* [Problem]
Report the number of lines containing "Convert", with no other words.

* [Stored rows]
===
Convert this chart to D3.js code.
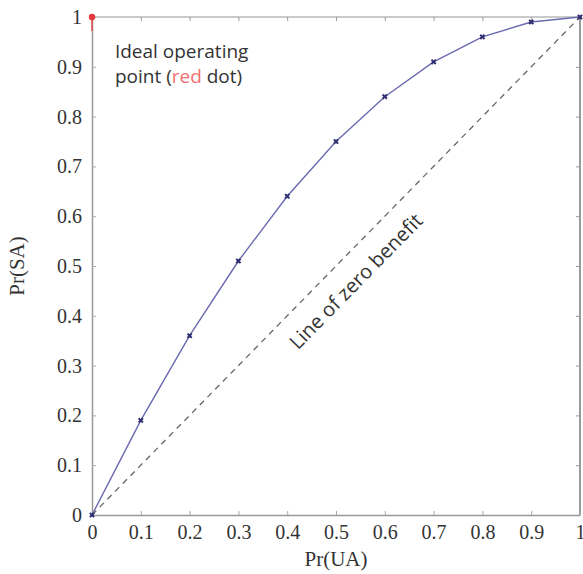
===
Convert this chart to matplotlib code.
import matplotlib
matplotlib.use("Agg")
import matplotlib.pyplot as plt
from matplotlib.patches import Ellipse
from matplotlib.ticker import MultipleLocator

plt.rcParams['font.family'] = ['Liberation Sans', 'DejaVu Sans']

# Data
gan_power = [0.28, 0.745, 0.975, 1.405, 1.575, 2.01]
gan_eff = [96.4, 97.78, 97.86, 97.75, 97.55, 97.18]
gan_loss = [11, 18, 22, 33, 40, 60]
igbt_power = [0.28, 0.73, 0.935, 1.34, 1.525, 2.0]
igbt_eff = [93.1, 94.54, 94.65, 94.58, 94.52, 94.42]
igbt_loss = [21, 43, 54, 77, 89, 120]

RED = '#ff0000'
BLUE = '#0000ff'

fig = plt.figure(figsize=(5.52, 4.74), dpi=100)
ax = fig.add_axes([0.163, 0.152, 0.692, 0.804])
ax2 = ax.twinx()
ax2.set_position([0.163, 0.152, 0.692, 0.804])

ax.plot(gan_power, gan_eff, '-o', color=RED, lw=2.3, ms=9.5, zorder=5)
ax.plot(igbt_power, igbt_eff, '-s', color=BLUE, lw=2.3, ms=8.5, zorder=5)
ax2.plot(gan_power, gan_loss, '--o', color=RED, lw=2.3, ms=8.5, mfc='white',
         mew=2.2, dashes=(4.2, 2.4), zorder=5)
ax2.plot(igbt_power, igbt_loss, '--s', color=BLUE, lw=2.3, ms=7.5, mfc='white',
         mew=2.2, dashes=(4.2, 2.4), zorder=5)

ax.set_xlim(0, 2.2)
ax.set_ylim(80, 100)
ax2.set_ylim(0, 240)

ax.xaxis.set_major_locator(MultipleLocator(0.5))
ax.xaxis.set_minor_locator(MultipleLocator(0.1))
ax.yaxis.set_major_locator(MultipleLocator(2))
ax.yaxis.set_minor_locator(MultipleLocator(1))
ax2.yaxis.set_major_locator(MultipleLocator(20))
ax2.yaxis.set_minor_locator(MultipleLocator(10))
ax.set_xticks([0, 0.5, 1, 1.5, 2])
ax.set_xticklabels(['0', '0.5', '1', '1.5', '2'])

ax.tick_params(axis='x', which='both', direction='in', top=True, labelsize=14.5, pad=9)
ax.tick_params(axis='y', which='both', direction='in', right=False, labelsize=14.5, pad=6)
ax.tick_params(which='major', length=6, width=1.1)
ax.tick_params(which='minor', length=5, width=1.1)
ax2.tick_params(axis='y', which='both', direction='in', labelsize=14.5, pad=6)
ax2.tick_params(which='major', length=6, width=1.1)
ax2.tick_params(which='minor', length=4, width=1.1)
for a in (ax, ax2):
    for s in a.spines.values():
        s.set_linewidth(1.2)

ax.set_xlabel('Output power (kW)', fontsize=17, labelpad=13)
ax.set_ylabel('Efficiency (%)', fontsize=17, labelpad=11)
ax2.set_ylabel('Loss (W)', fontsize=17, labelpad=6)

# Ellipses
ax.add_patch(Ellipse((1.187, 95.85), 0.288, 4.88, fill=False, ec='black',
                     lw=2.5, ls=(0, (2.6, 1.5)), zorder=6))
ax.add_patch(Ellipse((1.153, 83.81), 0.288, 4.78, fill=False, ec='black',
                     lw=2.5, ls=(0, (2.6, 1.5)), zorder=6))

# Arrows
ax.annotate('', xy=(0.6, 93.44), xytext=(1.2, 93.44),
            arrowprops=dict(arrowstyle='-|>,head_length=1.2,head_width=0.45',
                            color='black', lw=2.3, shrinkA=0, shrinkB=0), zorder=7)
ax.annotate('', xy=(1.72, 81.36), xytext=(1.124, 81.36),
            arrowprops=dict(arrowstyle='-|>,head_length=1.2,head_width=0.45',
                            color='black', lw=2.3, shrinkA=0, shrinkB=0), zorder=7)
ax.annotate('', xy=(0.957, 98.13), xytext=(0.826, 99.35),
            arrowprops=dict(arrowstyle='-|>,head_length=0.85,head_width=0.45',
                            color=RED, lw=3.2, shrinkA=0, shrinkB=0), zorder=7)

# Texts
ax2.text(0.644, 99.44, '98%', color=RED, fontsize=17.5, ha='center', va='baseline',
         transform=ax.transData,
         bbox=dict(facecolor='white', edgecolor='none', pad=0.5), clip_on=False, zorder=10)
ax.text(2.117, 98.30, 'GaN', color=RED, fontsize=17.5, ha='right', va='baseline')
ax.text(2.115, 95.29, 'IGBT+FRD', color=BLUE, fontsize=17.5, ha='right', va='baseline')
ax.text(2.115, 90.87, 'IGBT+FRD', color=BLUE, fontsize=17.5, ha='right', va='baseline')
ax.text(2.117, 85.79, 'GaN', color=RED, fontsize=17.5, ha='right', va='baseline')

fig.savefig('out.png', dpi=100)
===
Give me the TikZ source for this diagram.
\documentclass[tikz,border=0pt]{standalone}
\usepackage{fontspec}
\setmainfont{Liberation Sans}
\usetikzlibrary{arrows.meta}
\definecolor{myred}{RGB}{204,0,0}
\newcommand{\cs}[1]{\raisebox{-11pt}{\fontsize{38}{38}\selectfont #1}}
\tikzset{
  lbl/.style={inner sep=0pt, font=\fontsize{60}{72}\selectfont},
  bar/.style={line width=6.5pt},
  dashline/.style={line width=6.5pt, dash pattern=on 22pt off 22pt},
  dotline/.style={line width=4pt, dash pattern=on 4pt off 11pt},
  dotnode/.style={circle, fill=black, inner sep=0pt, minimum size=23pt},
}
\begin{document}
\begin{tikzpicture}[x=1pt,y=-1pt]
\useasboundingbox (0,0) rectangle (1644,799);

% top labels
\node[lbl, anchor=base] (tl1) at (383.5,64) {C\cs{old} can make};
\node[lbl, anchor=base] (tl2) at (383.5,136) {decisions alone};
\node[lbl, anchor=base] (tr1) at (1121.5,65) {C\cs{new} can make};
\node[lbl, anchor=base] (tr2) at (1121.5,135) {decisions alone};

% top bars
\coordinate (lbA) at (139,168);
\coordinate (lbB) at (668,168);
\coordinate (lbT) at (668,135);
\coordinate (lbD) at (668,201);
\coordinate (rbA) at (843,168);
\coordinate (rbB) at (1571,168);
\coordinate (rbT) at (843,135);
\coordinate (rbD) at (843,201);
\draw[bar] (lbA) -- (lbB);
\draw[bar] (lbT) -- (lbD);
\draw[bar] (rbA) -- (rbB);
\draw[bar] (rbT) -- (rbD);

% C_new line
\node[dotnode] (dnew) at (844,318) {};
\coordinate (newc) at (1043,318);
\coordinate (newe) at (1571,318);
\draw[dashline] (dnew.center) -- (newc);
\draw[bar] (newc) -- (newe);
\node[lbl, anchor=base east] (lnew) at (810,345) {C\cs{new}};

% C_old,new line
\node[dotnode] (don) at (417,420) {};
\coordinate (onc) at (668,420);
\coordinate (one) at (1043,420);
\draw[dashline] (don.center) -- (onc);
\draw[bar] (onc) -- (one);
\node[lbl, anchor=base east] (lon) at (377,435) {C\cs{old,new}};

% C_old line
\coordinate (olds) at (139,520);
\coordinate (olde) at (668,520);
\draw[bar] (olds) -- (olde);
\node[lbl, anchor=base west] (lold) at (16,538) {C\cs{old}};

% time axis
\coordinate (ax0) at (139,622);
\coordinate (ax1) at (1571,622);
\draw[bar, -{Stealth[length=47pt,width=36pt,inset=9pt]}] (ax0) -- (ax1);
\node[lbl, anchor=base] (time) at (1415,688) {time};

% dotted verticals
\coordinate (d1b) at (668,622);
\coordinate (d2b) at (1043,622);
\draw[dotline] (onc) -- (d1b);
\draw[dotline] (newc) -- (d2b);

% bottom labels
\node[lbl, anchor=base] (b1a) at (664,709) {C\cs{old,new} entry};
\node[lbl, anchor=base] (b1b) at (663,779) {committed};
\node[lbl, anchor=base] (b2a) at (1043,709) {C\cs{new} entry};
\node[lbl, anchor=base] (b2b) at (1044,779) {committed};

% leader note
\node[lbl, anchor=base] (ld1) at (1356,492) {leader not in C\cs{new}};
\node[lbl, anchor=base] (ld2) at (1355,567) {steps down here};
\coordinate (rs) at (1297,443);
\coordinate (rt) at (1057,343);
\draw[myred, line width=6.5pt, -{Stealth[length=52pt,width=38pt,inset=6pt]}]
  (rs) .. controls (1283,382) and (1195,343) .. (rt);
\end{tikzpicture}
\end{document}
===
* [The answer]
2